Multivariate Exploration
Question #14:
What is the difference between subscribers and customers in terms of ride duration during the week?
Observation #14:
In this pointplot we see a huge difference between the ride duration of customers and subscribers. The ride duration of customers is on weekdays roughly two times higher and on weekends three times higher than the duration for subscribers. Not forget to mention that both lines increases on weekend.
Question #15:
What is the difference between gender types in terms of ride duration during the week?
Observation #15:
In the pointplot above we see similarly like in the graph before a increasing duration on the weekend. But there some small differences if we go more to the detail. During the week there's a short drop of duration for all types. For females and males there follows a slightly increase until friday but for the Other-Type we see way more dynamic in in- and decrease of the duration. On weekend there is a rapid increase of duration for females and Other-Types but surprisingly not for males.
Conclusion
In the exploratory data analysis on the FordGoBike dataset i got many insights through the different types of variable exploration. In the first step of preliminary wrangling i started to get an overview about the data. Than i filtered the data and created a new dataframe with columns that were potentially interesting for further investigation. I also transformed some variables into different datatypes for calculation ans data extraction.

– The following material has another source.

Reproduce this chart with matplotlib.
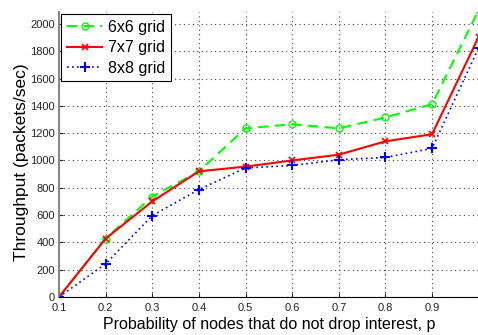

In the second step of univariate exploration i tried to get an rough overview by analyzing information about the users and their behaviour. Then i decided digging deeper to get a better understanding of what kind of persons the users are, how they behave in detail and maybe to assume what they want.
Through the bivariate exploration i started to dig deeper into detail of relationships between customers and subscribers for the purpose to be able to adjust the offer of GoBike's if it's not appropriate for their usage.
In the last step of multivariate exploration i wanted to know the differences of user and gender types while using the GoBikes. Therefore i created relationships between the duration of usage and days of the week and then i separated the different user and gender types from each other with surprising results.